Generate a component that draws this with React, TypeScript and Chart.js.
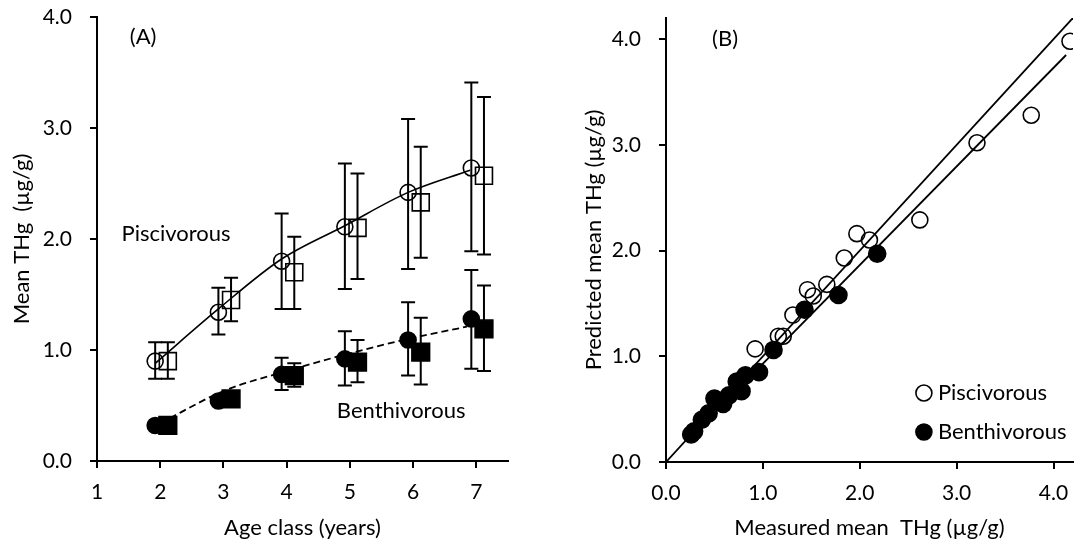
import React, { useEffect, useRef } from "react";
import { Chart, registerables } from "chart.js";

Chart.register(...registerables);

const FONT_FAMILY = "Lato, 'Open Sans', 'DejaVu Sans', sans-serif";
const TEXT_SIZE = 22;
const TICK_SIZE = 21;

// ---- Panel A: mean THg by age class ----
const ageClasses = [2, 3, 4, 5, 6, 7];

// Piscivorous, first group (open circles)
const piscCircleMean = [0.9, 1.34, 1.8, 2.11, 2.42, 2.64];
const piscCircleHigh = [1.07, 1.56, 2.23, 2.68, 3.08, 3.41];
const piscCircleLow = [0.74, 1.14, 1.37, 1.55, 1.73, 1.89];

// Piscivorous, second group (open squares)
const piscSquareMean = [0.9, 1.45, 1.7, 2.1, 2.33, 2.57];
const piscSquareHigh = [1.07, 1.65, 2.02, 2.59, 2.83, 3.28];
const piscSquareLow = [0.74, 1.26, 1.37, 1.64, 1.83, 1.86];

// Benthivorous, first group (filled circles)
const benthCircleMean = [0.32, 0.54, 0.78, 0.92, 1.09, 1.28];
const benthCircleHigh = [null, null, 0.93, 1.17, 1.43, 1.72];
const benthCircleLow = [null, null, 0.64, 0.68, 0.77, 0.83];

// Benthivorous, second group (filled squares)
const benthSquareMean = [0.32, 0.56, 0.77, 0.89, 0.98, 1.19];
const benthSquareHigh = [null, null, 0.88, 1.09, 1.29, 1.58];
const benthSquareLow = [null, null, 0.67, 0.71, 0.69, 0.81];

// Fitted curves
const piscFitX = [1.92, 2.92, 3.92, 4.92, 5.92, 6.9];
const piscFitY = [0.88, 1.37, 1.82, 2.12, 2.42, 2.62];
const benthFitX = [2.0, 3.0, 4.0, 5.0, 6.0, 6.85];
const benthFitY = [0.34, 0.63, 0.81, 0.97, 1.11, 1.21];

const ageTicks = [1, 2, 3, 4, 5, 6, 7];
const thgTicks = [0, 1, 2, 3, 4];

// ---- Panel B: predicted vs measured ----
const piscMeasured = [4.17, 3.77, 3.21, 2.62, 1.97, 2.1, 1.84, 1.46, 1.52, 1.66, 1.31, 1.16, 1.21, 0.92];
const piscPredicted = [3.98, 3.28, 3.02, 2.29, 2.16, 2.1, 1.93, 1.63, 1.57, 1.68, 1.39, 1.19, 1.19, 1.07];

const benthMeasured = [2.18, 1.78, 1.43, 1.11, 0.96, 0.82, 0.73, 0.78, 0.65, 0.5, 0.59, 0.44, 0.37, 0.29, 0.26];
const benthPredicted = [1.97, 1.58, 1.44, 1.06, 0.85, 0.82, 0.76, 0.67, 0.63, 0.6, 0.55, 0.46, 0.4, 0.29, 0.26];

const identityX = [0, 4.2];
const identityY = [0, 4.2];
const regressionX = [0.25, 4.13];
const regressionY = [0.23, 3.85];

// Marker horizontal offsets so the two groups sit side by side
const CIRCLE_SHIFT = -0.08;
const SQUARE_SHIFT = 0.12;

const toPoints = (xs: number[], ys: number[]) => xs.map((x, i) => ({ x, y: ys[i] }));

type Bars = { x: number[]; lo: (number | null)[]; hi: (number | null)[] };

const errorBarPlugin = {
  id: "errorBars",
  beforeDatasetsDraw(chart: any, _args: any, opts: any) {
    const bars: Bars[] = opts && opts.bars;
    if (!bars) return;
    const { ctx } = chart;
    const xs = chart.scales.x;
    const ys = chart.scales.y;
    const cap = 7;
    ctx.save();
    ctx.strokeStyle = "#000";
    ctx.lineWidth = 2;
    for (const b of bars) {
      b.x.forEach((xv, i) => {
        const lo = b.lo[i];
        const hi = b.hi[i];
        if (lo == null || hi == null) return;
        const px = xs.getPixelForValue(xv);
        const pt = ys.getPixelForValue(hi);
        const pb = ys.getPixelForValue(lo);
        ctx.beginPath();
        ctx.moveTo(px, pt);
        ctx.lineTo(px, pb);
        ctx.moveTo(px - cap, pt);
        ctx.lineTo(px + cap, pt);
        ctx.moveTo(px - cap, pb);
        ctx.lineTo(px + cap, pb);
        ctx.stroke();
      });
    }
    ctx.restore();
  },
};

type Note = { text: string; x: number; y: number; align?: CanvasTextAlign };
type LegendRow = { text: string; filled: boolean };

const annotationPlugin = {
  id: "notes",
  afterDatasetsDraw(chart: any, _args: any, opts: any) {
    const { ctx, chartArea } = chart;
    const xs = chart.scales.x;
    const ys = chart.scales.y;
    ctx.save();
    ctx.fillStyle = "#000";
    ctx.font = `${TEXT_SIZE}px ${FONT_FAMILY}`;
    ctx.textBaseline = "middle";
    const notes: Note[] = (opts && opts.notes) || [];
    for (const n of notes) {
      ctx.textAlign = n.align || "center";
      ctx.fillText(n.text, xs.getPixelForValue(n.x), ys.getPixelForValue(n.y));
    }
    const legend: LegendRow[] = (opts && opts.legend) || [];
    legend.forEach((row, i) => {
      const mx = chartArea.right - 149;
      const my = chartArea.bottom - 69 + i * 39;
      ctx.beginPath();
      ctx.arc(mx, my, 8, 0, Math.PI * 2);
      ctx.lineWidth = 1.6;
      ctx.strokeStyle = "#000";
      if (row.filled) {
        ctx.fillStyle = "#000";
        ctx.fill();
      }
      ctx.stroke();
      ctx.fillStyle = "#000";
      ctx.textAlign = "left";
      ctx.fillText(row.text, mx + 14, my);
    });
    ctx.restore();
  },
};

const tickFont = { family: FONT_FAMILY, size: TICK_SIZE };
const titleFont = { family: FONT_FAMILY, size: TEXT_SIZE };

function axis(opts: {
  min: number;
  max: number;
  ticks: number[];
  fmt: (v: number) => string;
  title: string;
  horizontal: boolean;
  size: number;
  titlePad: number;
}) {
  return {
    type: "linear",
    min: opts.min,
    max: opts.max,
    afterBuildTicks: (s: any) => {
      s.ticks = opts.ticks.map((v) => ({ value: v }));
    },
    ticks: {
      font: tickFont,
      color: "#000",
      padding: opts.horizontal ? 12 : 18,
      autoSkip: false,
      maxRotation: 0,
      callback: (v: any) => opts.fmt(Number(v)),
    },
    grid: {
      display: true,
      drawOnChartArea: false,
      drawTicks: true,
      tickLength: 7,
      color: "#000",
      lineWidth: 2,
    },
    border: { display: true, color: "#000", width: 2 },
    title: {
      display: true,
      text: opts.title,
      font: titleFont,
      color: "#000",
      padding: opts.horizontal ? { top: 0, bottom: opts.titlePad } : { top: opts.titlePad, bottom: 0 },
    },
    afterFit: (s: any) => {
      if (opts.horizontal) {
        s.height = opts.size;
        s.paddingLeft = 0;
        s.paddingRight = 0;
      } else {
        s.width = opts.size;
        s.paddingTop = 0;
        s.paddingBottom = 0;
      }
    },
  };
}

function buildAgeChart(canvas: HTMLCanvasElement) {
  const shift = (d: number) => ageClasses.map((a) => a + d);
  const circleX = shift(CIRCLE_SHIFT);
  const squareX = shift(SQUARE_SHIFT);
  const marker = {
    showLine: false,
    borderColor: "#000",
    borderWidth: 1.6,
    pointRadius: 8,
    pointHoverRadius: 8,
  };
  return new Chart(canvas, {
    type: "scatter",
    data: {
      datasets: [
        { ...marker, label: "Benthivorous A", data: toPoints(circleX, benthCircleMean), pointStyle: "circle", backgroundColor: "#000", order: 0 },
        { ...marker, label: "Benthivorous B", data: toPoints(squareX, benthSquareMean), pointStyle: "rect", pointRadius: 12.5, pointHoverRadius: 12.5, backgroundColor: "#000", order: 1 },
        { ...marker, label: "Piscivorous A", data: toPoints(circleX, piscCircleMean), pointStyle: "circle", backgroundColor: "rgba(0,0,0,0)", order: 2 },
        { ...marker, label: "Piscivorous B", data: toPoints(squareX, piscSquareMean), pointStyle: "rect", pointRadius: 12, pointHoverRadius: 12, backgroundColor: "rgba(0,0,0,0)", order: 3 },
        {
          label: "Piscivorous fit",
          data: toPoints(piscFitX, piscFitY),
          showLine: true,
          pointRadius: 0,
          borderColor: "#000",
          borderWidth: 1.6,
          cubicInterpolationMode: "monotone",
          order: 4,
        },
        {
          label: "Benthivorous fit",
          data: toPoints(benthFitX, benthFitY),
          showLine: true,
          pointRadius: 0,
          borderColor: "#000",
          borderWidth: 1.8,
          borderDash: [7, 4],
          cubicInterpolationMode: "monotone",
          order: 5,
        },
      ],
    } as any,
    options: {
      responsive: false,
      animation: false,
      devicePixelRatio: 1,
      layout: { padding: { top: 17, right: 32, bottom: 0, left: 0 } },
      plugins: {
        legend: { display: false },
        tooltip: { enabled: false },
        errorBars: {
          bars: [
            { x: circleX, lo: piscCircleLow, hi: piscCircleHigh },
            { x: squareX, lo: piscSquareLow, hi: piscSquareHigh },
            { x: circleX, lo: benthCircleLow, hi: benthCircleHigh },
            { x: squareX, lo: benthSquareLow, hi: benthSquareHigh },
          ],
        },
        notes: {
          notes: [
            { text: "(A)", x: 1.73, y: 3.82 },
            { text: "Piscivorous", x: 2.25, y: 2.05 },
            { text: "Benthivorous", x: 5.81, y: 0.45 },
          ],
        },
      } as any,
      scales: {
        x: axis({ min: 1, max: 7.5, ticks: ageTicks, fmt: (v) => String(v), title: "Age class (years)", horizontal: true, size: 86, titlePad: 6 }),
        y: axis({ min: 0, max: 4, ticks: thgTicks, fmt: (v) => v.toFixed(1), title: "Mean THg  (µg/g)", horizontal: false, size: 97, titlePad: 9 }),
      } as any,
    },
    plugins: [errorBarPlugin, annotationPlugin],
  });
}

function buildPredictionChart(canvas: HTMLCanvasElement) {
  const marker = {
    showLine: false,
    borderColor: "#000",
    borderWidth: 1.6,
    pointRadius: 8,
    pointHoverRadius: 8,
    pointStyle: "circle",
  };
  const line = {
    showLine: true,
    pointRadius: 0,
    borderColor: "#000",
    borderWidth: 1.8,
  };
  return new Chart(canvas, {
    type: "scatter",
    data: {
      datasets: [
        { ...marker, label: "Benthivorous", data: toPoints(benthMeasured, benthPredicted), backgroundColor: "#000", pointRadius: 8.5, order: 0 },
        { ...marker, label: "Piscivorous", data: toPoints(piscMeasured, piscPredicted), backgroundColor: "rgba(0,0,0,0)", order: 1 },
        { ...line, label: "1:1", data: toPoints(identityX, identityY), order: 2 },
        { ...line, label: "Regression", data: toPoints(regressionX, regressionY), order: 3 },
      ],
    } as any,
    options: {
      responsive: false,
      animation: false,
      devicePixelRatio: 1,
      layout: { padding: { top: 18, right: 4, bottom: 0, left: 0 } },
      plugins: {
        legend: { display: false },
        tooltip: { enabled: false },
        notes: {
          notes: [{ text: "(B)", x: 0.61, y: 4.0 }],
          legend: [
            { text: "Piscivorous", filled: false },
            { text: "Benthivorous", filled: true },
          ],
        },
      } as any,
      scales: {
        x: axis({ min: 0, max: 4.2, ticks: thgTicks, fmt: (v) => v.toFixed(1), title: "Measured mean  THg (µg/g)", horizontal: true, size: 85, titlePad: 6 }),
        y: axis({ min: 0, max: 4.2, ticks: thgTicks, fmt: (v) => v.toFixed(1), title: "Predicted mean THg (µg/g)", horizontal: false, size: 126, titlePad: 41 }),
      } as any,
    },
    plugins: [annotationPlugin],
  });
}

export default function App() {
  const leftRef = useRef<HTMLCanvasElement>(null);
  const rightRef = useRef<HTMLCanvasElement>(null);

  useEffect(() => {
    if (!leftRef.current || !rightRef.current) return;
    const a = buildAgeChart(leftRef.current);
    const b = buildPredictionChart(rightRef.current);
    return () => {
      a.destroy();
      b.destroy();
    };
  }, []);

  return (
    <div style={{ position: "fixed", left: 0, top: 0, width: 1083, height: 547, background: "#fff" }}>
      <canvas ref={leftRef} width={540} height={547} style={{ position: "absolute", left: 0, top: 0, width: 540, height: 547 }} />
      <canvas ref={rightRef} width={543} height={547} style={{ position: "absolute", left: 540, top: 0, width: 543, height: 547 }} />
    </div>
  );
}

★ ★ ★ ★ ★ ★ ★

• [DIRECTIONS FOR THIS TASK] Please restate the material above line by line, exactly, beginning at its first line and ending with the line that contains "const ageClasses = [2, 3, 4, 5, 6, 7];", without any pictures.

• [WRITTEN REPLY]
Generate a component that draws this with React, TypeScript and Chart.js.
import React, { useEffect, useRef } from "react";
import { Chart, registerables } from "chart.js";

Chart.register(...registerables);

const FONT_FAMILY = "Lato, 'Open Sans', 'DejaVu Sans', sans-serif";
const TEXT_SIZE = 22;
const TICK_SIZE = 21;

// ---- Panel A: mean THg by age class ----
const ageClasses = [2, 3, 4, 5, 6, 7];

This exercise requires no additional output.